What he hasn’t done is respond to the assault and battery lawsuit filed against him by a disabled parking lot attendant in Los Angeles five months ago.
In the complaint filed Sept. 8, the attendant, John Tilli, alleged Kelly pushed and threatened him during a Studio City encounter the morning of Aug. 23.
Kelly’s failure to answer the complaint led a Los Angeles County Superior Court clerk to find him in “default” this week. That means the musician, born George Barnes, has lost his right to appear in the case. It also sets the stage for Tilli to request the $25,000 civil penalty previously mentioned in his paperwork as well as damages according to proof.
According to the lawsuit, Tilli is a 49-year-old military veteran with unspecified “disability limitations.” His filing describes him as a “sensitive, soft-spoken, gentle, quiet person” who is “well-liked” by the employees at the bank branch where he was working the day of the incident.
Tilli claims he arrived at his job that morning, found Kelly and a group of people filming something in the bank’s parking lot and questioned whether the group had a permit. After Tilli learned the group didn’t have permission, he asked them to leave “multiple times,” the lawsuit states.
It was when Tilli was escorting a bank employee through the chaotic scene that Kelly purportedly pushed Tilli from the front while a member of his entourage pushed Tilli from behind, the complaint states. Kelly also began “yelling threats” at Tilly, leaving him “shaken up” and “upset,” the lawsuit alleges. (A representative for Kelly did not respond to a request for comment.)

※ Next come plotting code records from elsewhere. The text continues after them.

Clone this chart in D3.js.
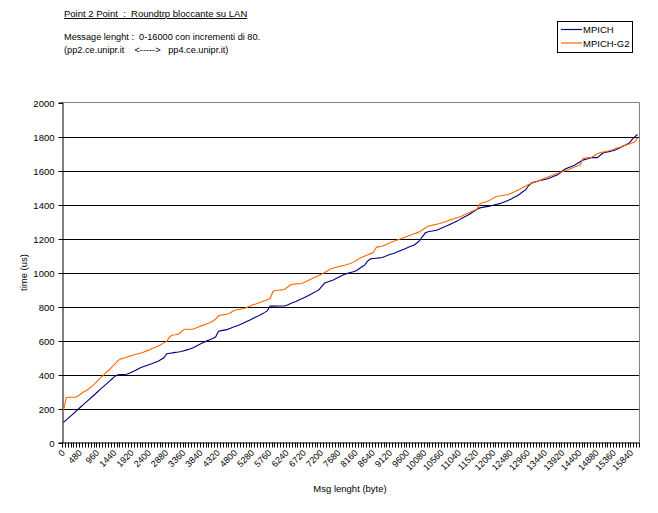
<!DOCTYPE html>
<html><head><meta charset="utf-8">
<script src="https://cdn.jsdelivr.net/npm/d3@7"></script>
<style>
html,body{margin:0;padding:0;background:#fff;}
svg{display:block;font-family:"Liberation Sans",Arial,sans-serif;}
text{white-space:pre;}
</style></head>
<body>
<svg id="c" width="658" height="513"></svg>
<script>
// ---- data ----
const msgSizes = d3.range(0, 16001, 80); // 201 categories: 0,80,...,16000
const seriesNames = ["MPICH", "MPICH-G2"];
const mpich = [118,133,148,163,178,194,209,224,239,254,269,284,300,315,330,345,360,375,390,
398,399,400,401,408,416,424,433,441,447,453,459,465,472,478,488,498,522,525,527,530,532,535,540,545,550,556,565,574,582,590,
598,605,612,620,655,658,661,664,671,678,684,690,697,705,713,721,730,738,746,755,764,774,802,802,802,803,803,803,809,816,
823,830,838,845,853,862,871,880,889,898,918,938,944,950,956,965,974,982,990,995,
1000,1004,1010,1022,1034,1045,1068,1080,1082,1084,1086,1088,1094,1101,1107,1112,1119,1126,1133,1140,1147,1154,1160,1172,1186,
1210,1232,1240,1243,1246,1249,1256,1263,1270,1278,1286,1294,1302,1311,1320,1329,1338,1349,1360,1371,1380,1383,1386,1389,1393,
1397,1401,1405,1412,1418,1425,1433,1442,1450,1462,1475,1486,1510,1526,1532,1536,1541,1545,1549,1553,1560,1567,1574,1585,1600,
1610,1617,1624,1631,1641,1651,1661,1666,1671,1676,1676,1676,1690,1703,1708,1711,1715,1719,1727,1735,1744,1752,1760,1780,1798,1812];
const mpichG2 = [188,265,266,266,266,272,285,297,306,318,332,348,365,382,398,414,428,446,462,482,492,497,502,508,513,518,522,527,532,539,
546,553,560,568,577,586,595,622,632,634,637,650,665,666,666,666,672,679,686,692,698,705,713,725,745,750,752,754,762,772,
779,782,785,788,795,803,810,815,821,828,834,840,847,888,894,896,898,900,913,926,931,933,934,935,943,952,959,967,975,983,
991,1000,1010,1020,1027,1031,1035,1039,1043,1048,1053,1061,1071,1083,1090,1097,1104,1111,1118,1148,1152,1154,1161,1169,1177,
1184,1190,1195,1202,1208,1215,1221,1227,1233,1239,1250,1262,1272,1276,1280,1284,1288,1293,1299,1305,1311,1316,1322,1327,1334,
1342,1349,1357,1365,1372,1402,1410,1415,1420,1430,1440,1449,1450,1453,1456,1459,1466,1474,1482,1490,1500,1509,1518,1524,1530,
1536,1543,1550,1557,1563,1569,1576,1582,1588,1594,1600,1606,1613,1620,1626,1632,1670,1673,1676,1678,1688,1698,1704,1708,1712,
1716,1721,1727,1733,1738,1744,1750,1756,1762,1768,1792];
const yTicks = [0,200,400,600,800,1000,1200,1400,1600,1800,2000];
const xLabelEvery = 6;
const titleLines = ["Point 2 Point  :  Roundtrp bloccante su LAN"];
const noteLines = ["Message lenght :  0-16000 con incrementi di 80.", "(pp2.ce.unipr.it    <----->   pp4.ce.unipr.it)"];
const colors = ["#000080", "#FF6600"];

// ---- layout ----
const svg = d3.select("#c");
const L = 62, R = 639, T = 102.5, B = 442.5;
const x = d3.scaleBand().domain(msgSizes).range([L, R]).padding(0);
const xc = d => x(d) + x.bandwidth() / 2;
const y = d3.scaleLinear().domain([0, 2000]).range([B, T]);

// gridlines
svg.append("g").selectAll("line").data(yTicks.filter(t => t > 0 && t < 2000)).join("line")
  .attr("x1", L).attr("x2", R).attr("y1", d => Math.round(y(d)) + 0.5).attr("y2", d => Math.round(y(d)) + 0.5)
  .attr("stroke", "#000").attr("stroke-width", 1);

// plot area border (top/right grey)
svg.append("path").attr("d", `M${L},${T}H${R + 0.5}V${B}`).attr("fill", "none").attr("stroke", "#808080").attr("stroke-width", 1);

// y axis
const yAxis = d3.axisLeft(y).tickValues(yTicks).tickSize(4).tickPadding(4).tickFormat(d3.format("d"));
const gy = svg.append("g").attr("transform", `translate(${L + 0.5},0)`).call(yAxis);
gy.select(".domain").attr("stroke", "#000");
gy.selectAll(".tick line").attr("stroke", "#000");
gy.selectAll(".tick").attr("transform", d => `translate(0,${Math.round(y(d)) + 0.5})`);
gy.selectAll("text").attr("font-size", "9.5px").attr("fill", "#000").attr("font-family", "Liberation Sans, Arial, sans-serif");

// x axis line
svg.append("line").attr("x1", L).attr("x2", R).attr("y1", B + 0.5).attr("y2", B + 0.5).attr("stroke", "#000");
// x ticks at category boundaries
const bounds = msgSizes.map(d => x(d)).concat([R]);
svg.append("g").selectAll("line").data(bounds).join("line")
  .attr("x1", d => Math.round(d) + 0.5).attr("x2", d => Math.round(d) + 0.5)
  .attr("y1", B).attr("y2", B + 5).attr("stroke", "#000");
// x labels
svg.append("g").selectAll("text").data(msgSizes.filter((d, i) => i % xLabelEvery === 0)).join("text")
  .attr("transform", d => `translate(${xc(d) + 2},${B + 11}) rotate(-45)`)
  .attr("text-anchor", "end").attr("font-size", "9px").attr("fill", "#000")
  .text(d => d);

// lines
const line = d3.line().x((d, i) => xc(msgSizes[i])).y(d => y(d));
[mpich, mpichG2].forEach((s, k) => {
  svg.append("path").datum(s).attr("d", line).attr("fill", "none")
    .attr("stroke", colors[k]).attr("stroke-width", 1.1);
});

// axis titles
svg.append("text").attr("transform", `translate(27,${(T + B) / 2}) rotate(-90)`).attr("text-anchor", "middle")
  .attr("font-size", "9.5px").text("time (us)");
svg.append("text").attr("x", 350).attr("y", 492).attr("text-anchor", "middle")
  .attr("font-size", "9.5px").text("Msg lenght (byte)");

// title + notes
svg.append("text").attr("x", 64).attr("y", 17).attr("font-size", "9.5px")
  .attr("text-decoration", "underline").text(titleLines[0]);
noteLines.forEach((t, i) => {
  svg.append("text").attr("x", 64).attr("y", 40 + i * 12.5).attr("font-size", "9.2px").text(t);
});

// legend
const lg = svg.append("g");
lg.append("rect").attr("x", 557.5).attr("y", 21.5).attr("width", 75).attr("height", 31)
  .attr("fill", "#fff").attr("stroke", "#000");
seriesNames.forEach((n, k) => {
  const yy = 29.5 + k * 13.5;
  lg.append("line").attr("x1", 561).attr("x2", 582).attr("y1", yy).attr("y2", yy).attr("stroke", colors[k]).attr("stroke-width", 1.2);
  lg.append("text").attr("x", 583).attr("y", yy + 3.5).attr("font-size", "9.5px").text(n);
});
</script>
</body></html>
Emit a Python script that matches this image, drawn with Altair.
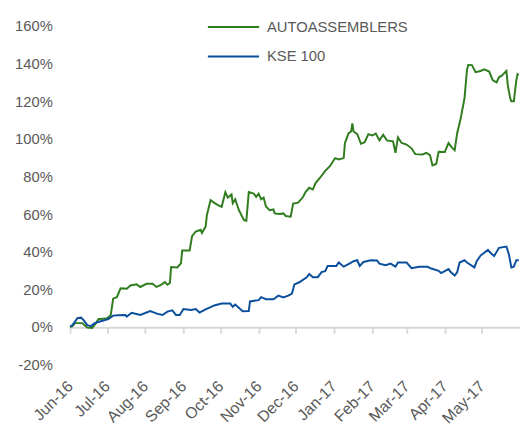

Filings in the case allege Tilli tried to serve Kelly with his lawsuit 19 times as a residential address in Sherman Oaks, but no one was ever home. When that didn’t work, Tilli published the complaint in the Los Angeles Daily Journal.
According to the complaint, Tilli has “a mental and/or emotional condition that was made worse by Kelly’s wrongful conduct.” It claims Tilli’s disability made him “more susceptible to injury that a normal healthy person would have been.”